Key maritime route. The Strait of Hormuz is the key maritime transit route through which Persian Gulf exporters (Saudi Arabia, Iran, Iraq, Kuwait, Qatar, the UAE, and Bahrain) ship their oil.
World's busiest oil transit choke point. The EIA estimates that 18.5 million b/d, or 30%, of all seaborne oil exports, passed through the choke point in 2016 mainly to customers in East Asia. Japan, China, India and South Korea are the biggest buyers of the heavier sourer, or high sulfur, crudes the Middle East producers tend to supply.
Not just oil. Almost a third of global LNG supplies also pass through the waterway. Qatar dominates LNG export flows through the Gulf with the UAE shipping smaller volumes. LNG transit volumes are 3.7 Tcf/year.
Limited shipping alternatives. Bordered by Iran and Oman -- at 21 miles wide -- only Iran and Saudi Arabia have alternative access routes to maritime shipping lanes. OPEC's largest producer also has access to the Red Sea via the Yanbu Port. Saudi's King Fahd crude export terminal has a loading capacity of 6.6 million b/d. Saudi Aramco also plans to begin exports from the Muajjiz oil terminal on the Red Sea possibly before the end of 2018.
Pipeline options. Saudi Arabia operates the Petroline (East-West Pipeline) which has a capacity of 4.8 million b/d, a throughput of 1.9 million b/d and an unused capacity of 2.9 million b/d which bypasses the strait, according to the EIA. That services Yanbu Port. The UAE meanwhile, operates the Abu Dhabi Crude Oil Pipeline, which has a capacity of 1.5 million b/d, a throughput of 0.5 million b/d and an unused capacity of 1 million b/d, the EIA notes.
US naval presence.
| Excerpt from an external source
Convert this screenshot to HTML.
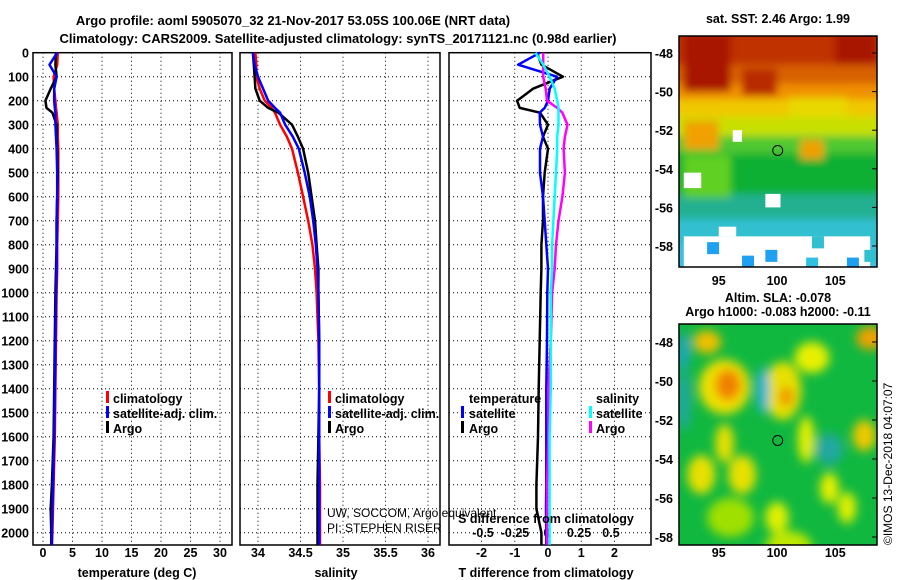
<!DOCTYPE html>
<html><head><meta charset="utf-8"><style>
body{margin:0;background:#fff;}
svg{display:block;font-family:"Liberation Sans",sans-serif;}
.t{font-weight:bold;font-size:13px;fill:#000;}
.tk{font-weight:bold;font-size:12.5px;fill:#000;}
</style></head><body>
<svg id="fig" width="900" height="580" viewBox="0 0 900 580">
<defs>
<filter id="bl" x="-20%" y="-20%" width="140%" height="140%"><feGaussianBlur stdDeviation="5"/></filter>
<filter id="bl2" x="-20%" y="-20%" width="140%" height="140%"><feGaussianBlur stdDeviation="4"/></filter>
<clipPath id="c1"><rect x="679" y="36" width="198" height="231"/></clipPath>
<clipPath id="c2"><rect x="679" y="324" width="198" height="221"/></clipPath>
</defs>
<text class="t" x="293" y="25" text-anchor="middle">Argo profile: aoml 5905070_32 21-Nov-2017 53.05S 100.06E (NRT data)</text>
<text class="t" x="338" y="43" text-anchor="middle">Climatology: CARS2009. Satellite-adjusted climatology: synTS_20171121.nc (0.98d earlier)</text>
<g id="plots"></g>
<g id="maps"></g>
</svg>
<script>
// ---- data ----
const depths = [0,50,100,150,200,230,250,300,350,400,500,600,700,800,900,1000,1200,1400,1600,1800,1900,2000,2050];
const tempClim = [2.5,2.4,1.8,1.9,2.1,2.2,2.3,2.5,2.5,2.6,2.6,2.6,2.5,2.4,2.4,2.3,2.2,2.1,2.0,1.8,1.7,1.6,1.5];
const tempSat  = [2.4,1.1,2.3,1.9,1.9,2.0,2.1,2.1,2.2,2.3,2.4,2.4,2.3,2.3,2.3,2.2,2.1,2.0,1.9,1.7,1.6,1.5,1.5];
const tempArgo = [2.2,2.1,2.3,1.3,0.4,0.6,1.6,2.3,2.3,2.4,2.5,2.4,2.3,2.3,2.2,2.1,2.0,1.9,1.8,1.5,1.3,1.4,1.4];
const salClim = [33.97,33.98,33.98,34.02,34.08,34.16,34.2,34.26,34.34,34.4,34.47,34.53,34.59,34.64,34.67,34.69,34.71,34.72,34.72,34.73,34.73,34.73,34.73];
const salSat  = [33.94,33.96,34.0,34.06,34.12,34.2,34.26,34.32,34.41,34.48,34.55,34.61,34.65,34.68,34.7,34.71,34.72,34.72,34.72,34.72,34.72,34.72,34.72];
const salArgo = [33.94,33.95,33.96,33.97,34.02,34.12,34.24,34.4,34.47,34.53,34.59,34.63,34.67,34.69,34.71,34.71,34.72,34.72,34.71,34.70,34.70,34.70,34.70];
const tDiffArgo = [-0.33,-0.2,0.45,-0.45,-0.93,-0.85,-0.24,0,-0.15,0,-0.1,-0.15,-0.15,-0.2,-0.2,-0.22,-0.25,-0.28,-0.3,-0.35,-0.35,-0.2,-0.2];
const tDiffSat  = [-0.24,-0.9,0.27,0.05,0,-0.1,-0.25,-0.24,-0.15,-0.24,-0.24,-0.15,-0.1,-0.05,0,-0.02,-0.03,-0.05,-0.05,-0.05,-0.06,-0.05,-0.05];
const sDiffArgo = [-0.03,-0.03,-0.03,-0.01,0,0.08,0.12,0.16,0.14,0.13,0.14,0.12,0.09,0.07,0.06,0.04,0.03,0.01,0.01,0.0,0.0,0.0,0.0];
const sDiffSat  = [-0.09,-0.03,0.02,0.06,0.08,0.09,0.09,0.09,0.08,0.08,0.07,0.06,0.05,0.04,0.04,0.03,0.03,0.03,0.02,0.02,0.02,0.02,0.02];
const depthTicks = [0,100,200,300,400,500,600,700,800,900,1000,1100,1200,1300,1400,1500,1600,1700,1800,1900,2000];
const tempTicks = [0,5,10,15,20,25,30];
const salTicks = [34,34.5,35,35.5,36];
const tDiffTicks = [-2,-1,0,1,2];
const sDiffTicks = [-0.5,-0.25,0,0.25,0.5];

const NS='http://www.w3.org/2000/svg';
function mk(tag,attrs,parent){const e=document.createElementNS(NS,tag);for(const k in attrs)e.setAttribute(k,attrs[k]);parent.appendChild(e);return e;}
const Y0=52.7, PXM=0.24, YB=545;
const yScale = d => Y0 + d*PXM;
const tempX = v => 43 + v*5.9;
const salX = v => 258 + (v-34)*85;
const tdX = v => 548 + v*33.25;
const sdX = v => 547 + v*128;
const G = document.getElementById('plots');

function panel(name,x0,x1,xTicks,xf,labelY){
  const g=mk('g',{},G);
  
  
  depthTicks.forEach(d=>{const y=yScale(d);
    const l=mk('line',{x1:x0,x2:x1,y1:y,y2:y,stroke:'#000','stroke-width':1,'stroke-dasharray':'1,3'},g);
    
    
  });
  xTicks.forEach(v=>{const x=xf(v);
    const l=mk('line',{x1:x,x2:x,y1:Y0,y2:YB,stroke:'#000','stroke-width':1,'stroke-dasharray':'1,3'},g);
    
    
    const t=mk('text',{x:x,y:labelY,'text-anchor':'middle',class:'tk'},g);t.textContent=String(v);
    
    
  });
  const r=mk('rect',{x:x0,y:Y0,width:x1-x0,height:YB-Y0,fill:'none',stroke:'#000','stroke-width':1.5},g);
  
  
  return g;
}
function line(g,vals,xf,color,name){
  const pts=vals.map((v,i)=>xf(v).toFixed(1)+','+yScale(depths[i]).toFixed(1)).join(' ');
  const p=mk('polyline',{points:pts,fill:'none',stroke:color,'stroke-width':2.5,'stroke-linejoin':'round'},g);
  
  
}
function txt(g,x,y,s,name,extra){const t=mk('text',Object.assign({x:x,y:y,class:'tk'},extra||{}),g);t.textContent=s;
  
  return t;}
function legBar(g,x,y,c){const r=mk('rect',{x:x,y:y-11,width:3,height:12,fill:c},g);
  
  }

depthTicks.forEach(d=>{const t=mk('text',{x:29,y:yScale(d)+5,'text-anchor':'end',class:'tk'},G);t.textContent=d;
  
  });

const p1=panel('temperature-panel',33,232,tempTicks,tempX,557);
line(p1,tempClim,tempX,'#f00','temp-climatology-line');
line(p1,tempArgo,tempX,'#000','temp-argo-line');
line(p1,tempSat,tempX,'#00f','temp-satellite-line');
txt(p1,137,577,'temperature (deg C)','x-axis-title',{'text-anchor':'middle'});
legBar(p1,106,402,'#f00');txt(p1,113,403,'climatology','legend-climatology');
legBar(p1,106,417,'#00f');txt(p1,113,418,'satellite-adj. clim.','legend-satellite');
legBar(p1,106,432,'#000');txt(p1,113,433,'Argo','legend-argo');

const p2=panel('salinity-panel',240,440,salTicks,salX,557);
line(p2,salClim,salX,'#f00','sal-climatology-line');
line(p2,salArgo,salX,'#000','sal-argo-line');
line(p2,salSat,salX,'#00f','sal-satellite-line');
txt(p2,336,577,'salinity','x-axis-title',{'text-anchor':'middle'});
legBar(p2,328,402,'#f00');txt(p2,335,403,'climatology','legend-climatology');
legBar(p2,328,417,'#00f');txt(p2,335,418,'satellite-adj. clim.','legend-satellite');
legBar(p2,328,432,'#000');txt(p2,335,433,'Argo','legend-argo');
txt(p2,327,517,'UW, SOCCOM, Argo equivalent','credit-text',{style:'font-weight:normal;font-size:12px'});
txt(p2,327,532,'PI: STEPHEN RISER','pi-text',{style:'font-weight:normal;font-size:12px'});

const p3=panel('difference-panel',449,651,tDiffTicks,tdX,557);
sDiffTicks.forEach(v=>{txt(p3,sdX(v),537,String(v),'s-tick-label',{'text-anchor':'middle'});});
line(p3,tDiffArgo,tdX,'#000','tdiff-argo-line');
line(p3,tDiffSat,tdX,'#00f','tdiff-satellite-line');
line(p3,sDiffArgo,sdX,'#f0f','sdiff-argo-line');
line(p3,sDiffSat,sdX,'#0ff','sdiff-satellite-line');
txt(p3,546,577,'T difference from climatology','x-axis-title',{'text-anchor':'middle'});
txt(p3,546,523,'S difference from climatology','s-axis-title',{'text-anchor':'middle'});
txt(p3,469,403,'temperature','legend-title-temperature');
legBar(p3,461,417,'#00f');txt(p3,469,418,'satellite','legend-t-satellite');
legBar(p3,461,432,'#000');txt(p3,469,433,'Argo','legend-t-argo');
txt(p3,596,403,'salinity','legend-title-salinity');
legBar(p3,589,417,'#0ff');txt(p3,596,418,'satellite','legend-s-satellite');
legBar(p3,589,432,'#f0f');txt(p3,596,433,'Argo','legend-s-argo');

// ---- maps ----
const M=document.getElementById('maps');
const latTicks=[-48,-50,-52,-54,-56,-58];
const lonTicks=[95,100,105];
const lonX = v => 777 + (v-100)*11.65;
const lat1 = v => 53 + (-48 - v)*19.3;
const lat2 = v => 342 + (-48 - v)*19.5;
const sstBands=[[-46.5,-48.6,'#c03000'],[-48.6,-49.6,'#d86000'],[-49.6,-50.4,'#f09000'],[-50.4,-51.3,'#f0c800'],[-51.3,-52.3,'#c8e000'],[-52.3,-53.2,'#50c830'],[-53.2,-55.3,'#10b030'],[-55.3,-56.6,'#20b090'],[-56.6,-58,'#30c0d0'],[-58,-60,'#40c0e0']];
const sstPatches=[[92,-47,96,-50,'#a81400'],[97,-48.8,100,-50.2,'#b82a00'],[105,-47,108.5,-48.6,'#a81400'],[101,-50.3,106,-51.3,'#e8d800'],[92,-51.5,95,-53,'#f0a000'],[102,-52.5,104,-53.5,'#f0a000'],[92,-53.3,96,-55.5,'#60d020']];
const whitePatches=[[92,-54.2,93.5,-55],[92,-57.5,108,-59.5],[95,-57,96.5,-57.5],[99,-55.3,100.3,-56],[96.2,-52,97,-52.6]];
const m1=mk('g',{'clip-path':'url(#c1)'},M);


const m1b=mk('g',{filter:'url(#bl2)'},m1);
sstBands.forEach(b=>{mk('rect',{x:670,y:lat1(b[0]),width:220,height:lat1(b[1])-lat1(b[0])+1,fill:b[2]},m1b);});
sstPatches.forEach(b=>{mk('rect',{x:lonX(b[0]),y:lat1(b[1]),width:lonX(b[2])-lonX(b[0]),height:lat1(b[3])-lat1(b[1]),fill:b[4]},m1b);});
whitePatches.forEach(b=>{mk('rect',{x:lonX(b[0]),y:lat1(b[1]),width:lonX(b[2])-lonX(b[0]),height:lat1(b[3])-lat1(b[1]),fill:'#fff'},m1);});
[[94,-57.8,'#20a0f0'],[97,-58.5,'#20a0f0'],[99,-58.2,'#20a0f0'],[102.5,-58.6,'#30c0e0'],[106,-58.6,'#20a0f0'],[107.5,-58.2,'#30c0d0'],[103,-57.5,'#30c0d0']].forEach(b=>{
  mk('rect',{x:lonX(b[0]),y:lat1(b[1]),width:12,height:12,fill:b[2]},m1);});
const slaBlobs=[[95.5,-50.3,2.2,1.4,'#f0e000'],[95.8,-50.2,1.1,0.8,'#f08000'],[100.5,-50.5,1.6,1.5,'#e8e000'],[100.8,-50.8,0.6,0.5,'#f09000'],[98.8,-50.5,0.5,1.2,'#20b0e0'],[103,-48.8,1.5,0.8,'#e8f000'],[94,-48,1.2,0.6,'#f0c000'],[108,-47.8,1.2,0.6,'#f0a000'],[93.5,-54.8,1.2,1.0,'#e8e000'],[97,-54.8,1.2,1.0,'#e8e000'],[95.5,-53.2,0.8,1.0,'#e8e000'],[102.5,-53,0.7,1.2,'#e8f000'],[107.5,-52.8,1,0.8,'#f0c800'],[104.5,-55.5,0.8,0.8,'#e8f000'],[100,-57,1,0.8,'#e0f000'],[106,-56.5,0.8,0.8,'#e0f000'],[92,-51,0.6,1.6,'#20a8a0'],[104.5,-53.5,1.2,0.8,'#20a8a0'],[92,-48.5,0.4,1,'#20a0e0'],[101,-58.5,2,0.8,'#c0e800'],[96,-57,2,1,'#a0e000']];
const m2=mk('g',{'clip-path':'url(#c2)'},M);


mk('rect',{x:679,y:324,width:198,height:221,fill:'#10b840'},m2);
const m2b=mk('g',{filter:'url(#bl)'},m2);
slaBlobs.forEach(b=>{mk('ellipse',{cx:lonX(b[0]),cy:lat2(b[1]),rx:b[2]*11.65,ry:b[3]*19.5,fill:b[4]},m2b);});

function mapAxes(top,bot,latf,lonLabelY,name){
  const g=mk('g',{},M);
  
  
  mk('rect',{x:679,y:top,width:198,height:bot-top,fill:'none',stroke:'#000','stroke-width':1.5},g);
  latTicks.forEach(v=>{const y=latf(v);mk('line',{x1:872,x2:877,y1:y,y2:y,stroke:'#000'},g);
    const t=mk('text',{x:673,y:y+5,'text-anchor':'end',class:'tk'},g);t.textContent=v;
    
    });
  lonTicks.forEach(v=>{const x=lonX(v);
    const t=mk('text',{x:x,y:lonLabelY,'text-anchor':'middle',class:'tk'},g);t.textContent=v;
    
    });
  return g;
}
mapAxes(36,267,lat1,285,'sst-map-axes');
mapAxes(324,545,lat2,557,'sla-map-axes');
const c1=mk('circle',{cx:lonX(100.06),cy:lat1(-53.05),r:5,fill:'none',stroke:'#000','stroke-width':1},M);


const c2=mk('circle',{cx:lonX(100.06),cy:lat2(-53.05),r:5,fill:'none',stroke:'#000','stroke-width':1},M);


txt(M,778,23,'sat. SST: 2.46 Argo: 1.99','sst-map-title',{'text-anchor':'middle'});
txt(M,778,302,'Altim. SLA: -0.078','sla-map-title',{'text-anchor':'middle'});
txt(M,778,316,'Argo h1000: -0.083 h2000: -0.11','argo-height-text',{'text-anchor':'middle'});
txt(M,892,545,'©IMOS 13-Dec-2018 04:07:07','imos-timestamp',{transform:'rotate(-90 892 545)',style:'font-weight:normal;font-size:12px'});
</script>
</body></html>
The US Fifth Fleet, based in Bahrain, is tasked with protecting the commercial ships in the area and has said it stands ready to protect trade flows through the Gulf if threatened. "Together, we stand ready to ensure the freedom of navigation and the free flow of commerce wherever international law allows," the US Central Command said recently. Strategists believe Iran would struggle to maintain a blockade given the constant US naval presence.
Saber-rattling. Iran has threatened to block shipping access to the Gulf by closing the waterway, for example in 2012, which prompted US, UK and France to deploy warships. More recently, Iranian President Hassan Rouhani floated the notion that Iran could disrupt oil flows through the strait in response to US calls to bring down Iran's oil exports to zero. It appears the rhetoric has been ramped up again even though Iran is well aware of its limited ability to close the strait for long.